Os pobres remediados, por sua vez, quer sejam brancos pobres, quer sejam mestiços ou negros dispostos a tudo para não serem associados à ralé de humilhados e abandonados, quase toda negra, se apegam de modo renitente e agressivo a qualquer distinção positiva que lhes acalme o medo da desclassificação social. Essa é a real função do racismo brasileiro: construir uma classe/raça de indesejáveis contra a qual todas as outras classes podem se distinguir positivamente. Como a distinção social é a necessidade mais básica de indivíduos e grupos sociais, pelo ganho em reconhecimento social que produz, a construção da classe/raça que todos podem humilhar, que morre assassinada todos os dias sem provocar comoção em quase ninguém, é o fator que esclarece a lógica de funcionamento e a verdadeira lei fundamental da sociedade brasileira. Ela é a nossa verdadeira Constituição, não aquela dos juízes como Moro, mera fachada, mas a que explica toda a vida social, econômica e política do Brasil como ela verdadeiramente acontece. Ela foi construída historicamente e pode ser refeita. E não tem nada a ver com maldições culturalistas de mil anos, como a imensa maioria de nossa inteligência vira-lata pregou até hoje.

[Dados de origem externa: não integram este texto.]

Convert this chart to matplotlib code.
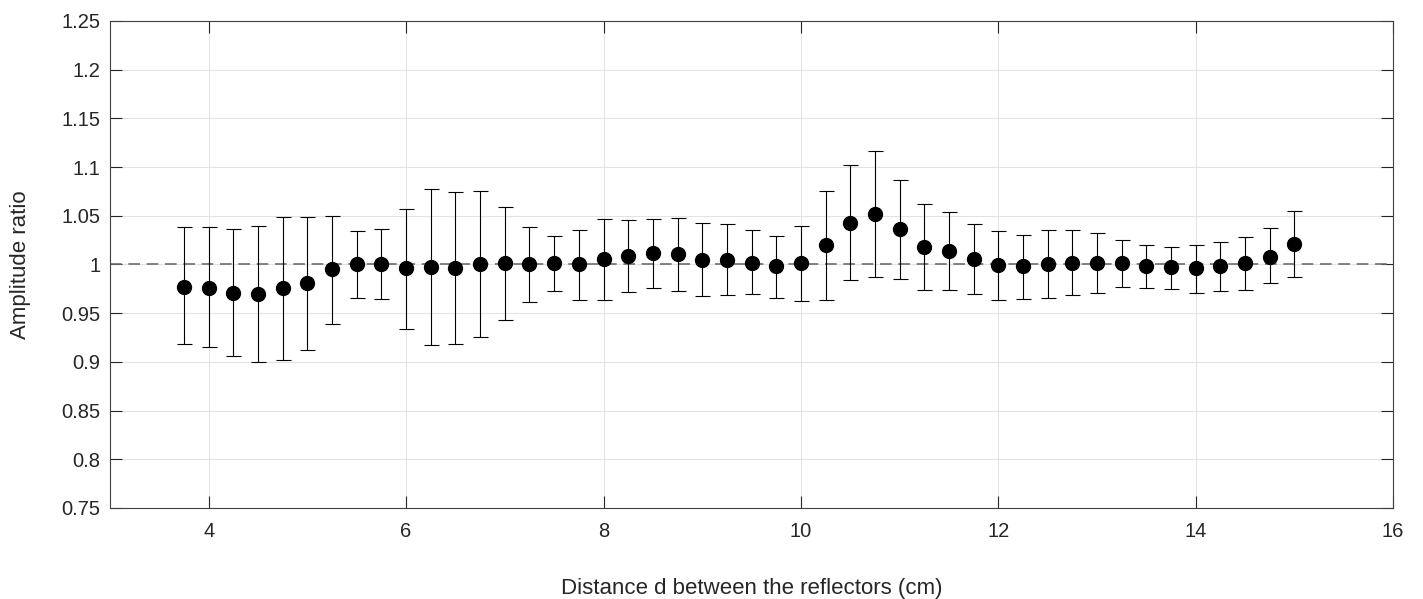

Uma sociedade mais humana e mais avançada moral e socialmente tem que aprender a se orgulhar não de sua distância em relação às vítimas sociais que são construídas ad hoc, volitivamente, para propiciar esse tipo de gozo sádico do escravocrata, um reconhecimento social construído contra os outros à custa do sofrimento deles. É possível, e sociedades mais igualitárias o demonstram, se orgulhar precisamente do contrário: se orgulhar e se sentir reconhecido socialmente por participar de uma sociedade que não exclui ninguém ou apenas muito poucos. Nada é mais importante, avançado, justo e desejável que isso.